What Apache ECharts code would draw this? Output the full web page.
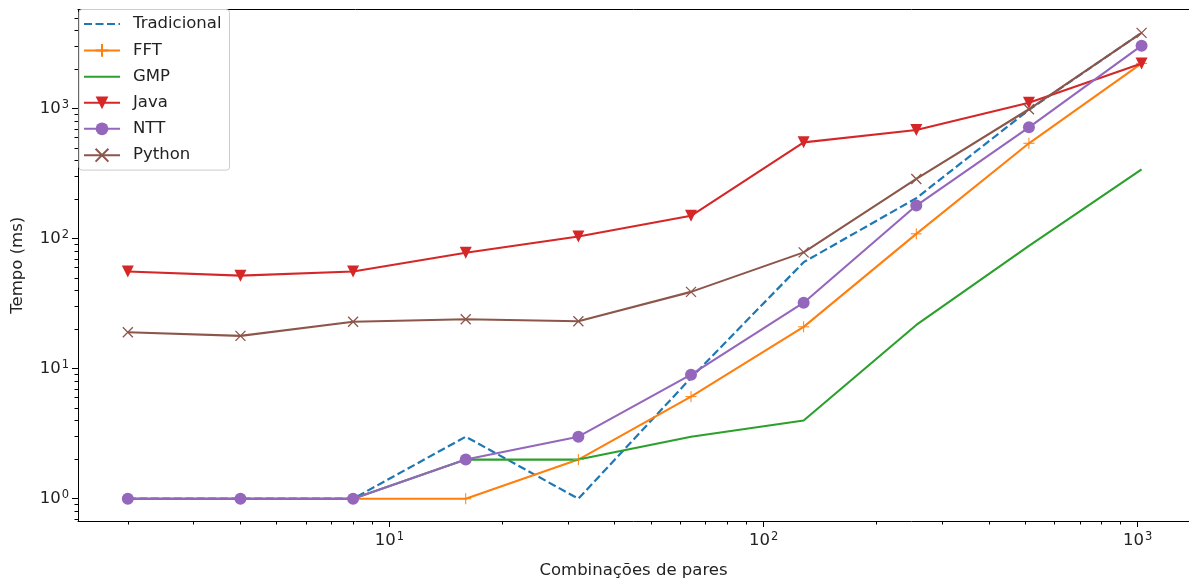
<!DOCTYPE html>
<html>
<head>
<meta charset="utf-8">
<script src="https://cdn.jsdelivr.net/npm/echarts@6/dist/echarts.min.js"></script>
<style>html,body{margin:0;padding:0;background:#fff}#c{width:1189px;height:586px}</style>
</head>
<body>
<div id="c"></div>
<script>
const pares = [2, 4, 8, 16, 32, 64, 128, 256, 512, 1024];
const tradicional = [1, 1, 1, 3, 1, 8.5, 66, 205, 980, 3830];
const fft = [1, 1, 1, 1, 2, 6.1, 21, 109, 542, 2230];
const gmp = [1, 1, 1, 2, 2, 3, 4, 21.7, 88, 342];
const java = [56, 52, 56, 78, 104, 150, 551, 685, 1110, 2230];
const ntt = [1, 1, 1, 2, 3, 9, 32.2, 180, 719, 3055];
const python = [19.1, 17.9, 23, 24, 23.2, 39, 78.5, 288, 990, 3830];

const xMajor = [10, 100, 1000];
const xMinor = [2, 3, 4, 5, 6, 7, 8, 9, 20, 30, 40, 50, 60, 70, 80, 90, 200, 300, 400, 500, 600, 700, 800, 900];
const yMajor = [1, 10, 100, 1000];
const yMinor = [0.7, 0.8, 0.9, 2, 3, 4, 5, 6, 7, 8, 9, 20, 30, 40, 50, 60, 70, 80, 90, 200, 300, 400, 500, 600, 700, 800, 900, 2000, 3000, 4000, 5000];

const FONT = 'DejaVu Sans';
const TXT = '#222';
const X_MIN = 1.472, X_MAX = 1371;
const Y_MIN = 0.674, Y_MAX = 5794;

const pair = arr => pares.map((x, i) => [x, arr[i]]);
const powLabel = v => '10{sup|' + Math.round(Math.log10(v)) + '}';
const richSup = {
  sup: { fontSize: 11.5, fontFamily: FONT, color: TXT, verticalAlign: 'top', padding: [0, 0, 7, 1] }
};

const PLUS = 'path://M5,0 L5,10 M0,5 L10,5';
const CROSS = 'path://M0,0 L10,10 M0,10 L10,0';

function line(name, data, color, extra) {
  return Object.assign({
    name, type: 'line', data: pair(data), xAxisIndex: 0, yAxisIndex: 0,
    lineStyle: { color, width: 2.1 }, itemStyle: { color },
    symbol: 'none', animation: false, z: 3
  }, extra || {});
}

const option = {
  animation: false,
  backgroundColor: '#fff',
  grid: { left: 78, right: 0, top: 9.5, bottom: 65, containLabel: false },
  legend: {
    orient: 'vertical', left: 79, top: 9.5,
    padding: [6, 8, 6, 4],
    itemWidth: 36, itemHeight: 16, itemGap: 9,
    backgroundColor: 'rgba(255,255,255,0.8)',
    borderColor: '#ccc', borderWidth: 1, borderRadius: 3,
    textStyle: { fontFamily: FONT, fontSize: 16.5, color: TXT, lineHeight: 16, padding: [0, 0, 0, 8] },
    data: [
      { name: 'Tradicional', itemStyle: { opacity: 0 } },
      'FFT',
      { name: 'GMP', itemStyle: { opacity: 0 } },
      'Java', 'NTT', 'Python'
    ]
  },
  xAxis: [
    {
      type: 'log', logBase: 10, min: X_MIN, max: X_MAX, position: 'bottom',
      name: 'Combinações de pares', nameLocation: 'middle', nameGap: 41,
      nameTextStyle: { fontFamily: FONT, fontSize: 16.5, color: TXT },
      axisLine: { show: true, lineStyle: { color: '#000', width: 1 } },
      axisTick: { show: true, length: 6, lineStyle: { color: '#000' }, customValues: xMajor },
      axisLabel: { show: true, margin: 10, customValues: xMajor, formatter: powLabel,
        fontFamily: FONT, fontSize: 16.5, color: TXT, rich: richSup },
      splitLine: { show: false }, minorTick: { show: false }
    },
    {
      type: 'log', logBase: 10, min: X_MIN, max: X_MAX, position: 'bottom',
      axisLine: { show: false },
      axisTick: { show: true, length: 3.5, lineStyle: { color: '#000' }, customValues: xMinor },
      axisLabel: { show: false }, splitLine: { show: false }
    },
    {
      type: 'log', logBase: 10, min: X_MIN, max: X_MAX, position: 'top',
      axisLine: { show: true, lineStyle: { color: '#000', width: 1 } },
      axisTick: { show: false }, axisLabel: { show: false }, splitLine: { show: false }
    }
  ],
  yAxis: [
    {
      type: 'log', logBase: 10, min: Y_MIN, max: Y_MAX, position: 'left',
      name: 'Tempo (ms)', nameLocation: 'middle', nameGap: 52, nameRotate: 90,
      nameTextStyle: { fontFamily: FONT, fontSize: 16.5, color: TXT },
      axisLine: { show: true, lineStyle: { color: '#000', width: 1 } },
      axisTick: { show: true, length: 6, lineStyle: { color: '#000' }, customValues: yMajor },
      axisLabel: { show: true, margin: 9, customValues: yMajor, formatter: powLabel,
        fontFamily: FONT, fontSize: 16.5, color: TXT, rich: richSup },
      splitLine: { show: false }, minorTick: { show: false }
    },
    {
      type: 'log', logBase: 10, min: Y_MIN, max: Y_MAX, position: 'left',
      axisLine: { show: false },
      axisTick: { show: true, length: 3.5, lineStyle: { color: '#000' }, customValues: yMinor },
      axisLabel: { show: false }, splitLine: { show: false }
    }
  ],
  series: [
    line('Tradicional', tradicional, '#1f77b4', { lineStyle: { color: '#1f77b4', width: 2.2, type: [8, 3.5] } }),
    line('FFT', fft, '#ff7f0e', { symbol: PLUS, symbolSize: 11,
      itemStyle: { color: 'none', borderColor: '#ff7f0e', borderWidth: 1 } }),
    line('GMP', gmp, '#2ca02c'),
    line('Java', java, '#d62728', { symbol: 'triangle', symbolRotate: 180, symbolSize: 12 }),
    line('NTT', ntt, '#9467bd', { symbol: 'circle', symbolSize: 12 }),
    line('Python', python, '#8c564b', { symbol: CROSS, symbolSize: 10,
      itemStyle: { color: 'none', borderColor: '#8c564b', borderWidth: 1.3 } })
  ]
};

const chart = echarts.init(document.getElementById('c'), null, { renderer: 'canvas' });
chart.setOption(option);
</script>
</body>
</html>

PROBLEM DETAILS
Strip out the pictures and quote the remaining data word for word.

TASK RESULT
What Apache ECharts code would draw this? Output the full web page.
<!DOCTYPE html>
<html>
<head>
<meta charset="utf-8">
<script src="https://cdn.jsdelivr.net/npm/echarts@6/dist/echarts.min.js"></script>
<style>html,body{margin:0;padding:0;background:#fff}#c{width:1189px;height:586px}</style>
</head>
<body>
<div id="c"></div>
<script>
const pares = [2, 4, 8, 16, 32, 64, 128, 256, 512, 1024];
const tradicional = [1, 1, 1, 3, 1, 8.5, 66, 205, 980, 3830];
const fft = [1, 1, 1, 1, 2, 6.1, 21, 109, 542, 2230];
const gmp = [1, 1, 1, 2, 2, 3, 4, 21.7, 88, 342];
const java = [56, 52, 56, 78, 104, 150, 551, 685, 1110, 2230];
const ntt = [1, 1, 1, 2, 3, 9, 32.2, 180, 719, 3055];
const python = [19.1, 17.9, 23, 24, 23.2, 39, 78.5, 288, 990, 3830];

const xMajor = [10, 100, 1000];
const xMinor = [2, 3, 4, 5, 6, 7, 8, 9, 20, 30, 40, 50, 60, 70, 80, 90, 200, 300, 400, 500, 600, 700, 800, 900];
const yMajor = [1, 10, 100, 1000];
const yMinor = [0.7, 0.8, 0.9, 2, 3, 4, 5, 6, 7, 8, 9, 20, 30, 40, 50, 60, 70, 80, 90, 200, 300, 400, 500, 600, 700, 800, 900, 2000, 3000, 4000, 5000];

const FONT = 'DejaVu Sans';
const TXT = '#222';
const X_MIN = 1.472, X_MAX = 1371;
const Y_MIN = 0.674, Y_MAX = 5794;

const pair = arr => pares.map((x, i) => [x, arr[i]]);
const powLabel = v => '10{sup|' + Math.round(Math.log10(v)) + '}';
const richSup = {
  sup: { fontSize: 11.5, fontFamily: FONT, color: TXT, verticalAlign: 'top', padding: [0, 0, 7, 1] }
};

const PLUS = 'path://M5,0 L5,10 M0,5 L10,5';
const CROSS = 'path://M0,0 L10,10 M0,10 L10,0';

function line(name, data, color, extra) {
  return Object.assign({
    name, type: 'line', data: pair(data), xAxisIndex: 0, yAxisIndex: 0,
    lineStyle: { color, width: 2.1 }, itemStyle: { color },
    symbol: 'none', animation: false, z: 3
  }, extra || {});
}

const option = {
  animation: false,
  backgroundColor: '#fff',
  grid: { left: 78, right: 0, top: 9.5, bottom: 65, containLabel: false },
  legend: {
    orient: 'vertical', left: 79, top: 9.5,
    padding: [6, 8, 6, 4],
    itemWidth: 36, itemHeight: 16, itemGap: 9,
    backgroundColor: 'rgba(255,255,255,0.8)',
    borderColor: '#ccc', borderWidth: 1, borderRadius: 3,
    textStyle: { fontFamily: FONT, fontSize: 16.5, color: TXT, lineHeight: 16, padding: [0, 0, 0, 8] },
    data: [
      { name: 'Tradicional', itemStyle: { opacity: 0 } },
      'FFT',
      { name: 'GMP', itemStyle: { opacity: 0 } },
      'Java', 'NTT', 'Python'
    ]
  },
  xAxis: [
    {
      type: 'log', logBase: 10, min: X_MIN, max: X_MAX, position: 'bottom',
      name: 'Combinações de pares', nameLocation: 'middle', nameGap: 41,
      nameTextStyle: { fontFamily: FONT, fontSize: 16.5, color: TXT },
      axisLine: { show: true, lineStyle: { color: '#000', width: 1 } },
      axisTick: { show: true, length: 6, lineStyle: { color: '#000' }, customValues: xMajor },
      axisLabel: { show: true, margin: 10, customValues: xMajor, formatter: powLabel,
        fontFamily: FONT, fontSize: 16.5, color: TXT, rich: richSup },
      splitLine: { show: false }, minorTick: { show: false }
    },
    {
      type: 'log', logBase: 10, min: X_MIN, max: X_MAX, position: 'bottom',
      axisLine: { show: false },
      axisTick: { show: true, length: 3.5, lineStyle: { color: '#000' }, customValues: xMinor },
      axisLabel: { show: false }, splitLine: { show: false }
    },
    {
      type: 'log', logBase: 10, min: X_MIN, max: X_MAX, position: 'top',
      axisLine: { show: true, lineStyle: { color: '#000', width: 1 } },
      axisTick: { show: false }, axisLabel: { show: false }, splitLine: { show: false }
    }
  ],
  yAxis: [
    {
      type: 'log', logBase: 10, min: Y_MIN, max: Y_MAX, position: 'left',
      name: 'Tempo (ms)', nameLocation: 'middle', nameGap: 52, nameRotate: 90,
      nameTextStyle: { fontFamily: FONT, fontSize: 16.5, color: TXT },
      axisLine: { show: true, lineStyle: { color: '#000', width: 1 } },
      axisTick: { show: true, length: 6, lineStyle: { color: '#000' }, customValues: yMajor },
      axisLabel: { show: true, margin: 9, customValues: yMajor, formatter: powLabel,
        fontFamily: FONT, fontSize: 16.5, color: TXT, rich: richSup },
      splitLine: { show: false }, minorTick: { show: false }
    },
    {
      type: 'log', logBase: 10, min: Y_MIN, max: Y_MAX, position: 'left',
      axisLine: { show: false },
      axisTick: { show: true, length: 3.5, lineStyle: { color: '#000' }, customValues: yMinor },
      axisLabel: { show: false }, splitLine: { show: false }
    }
  ],
  series: [
    line('Tradicional', tradicional, '#1f77b4', { lineStyle: { color: '#1f77b4', width: 2.2, type: [8, 3.5] } }),
    line('FFT', fft, '#ff7f0e', { symbol: PLUS, symbolSize: 11,
      itemStyle: { color: 'none', borderColor: '#ff7f0e', borderWidth: 1 } }),
    line('GMP', gmp, '#2ca02c'),
    line('Java', java, '#d62728', { symbol: 'triangle', symbolRotate: 180, symbolSize: 12 }),
    line('NTT', ntt, '#9467bd', { symbol: 'circle', symbolSize: 12 }),
    line('Python', python, '#8c564b', { symbol: CROSS, symbolSize: 10,
      itemStyle: { color: 'none', borderColor: '#8c564b', borderWidth: 1.3 } })
  ]
};

const chart = echarts.init(document.getElementById('c'), null, { renderer: 'canvas' });
chart.setOption(option);
</script>
</body>
</html>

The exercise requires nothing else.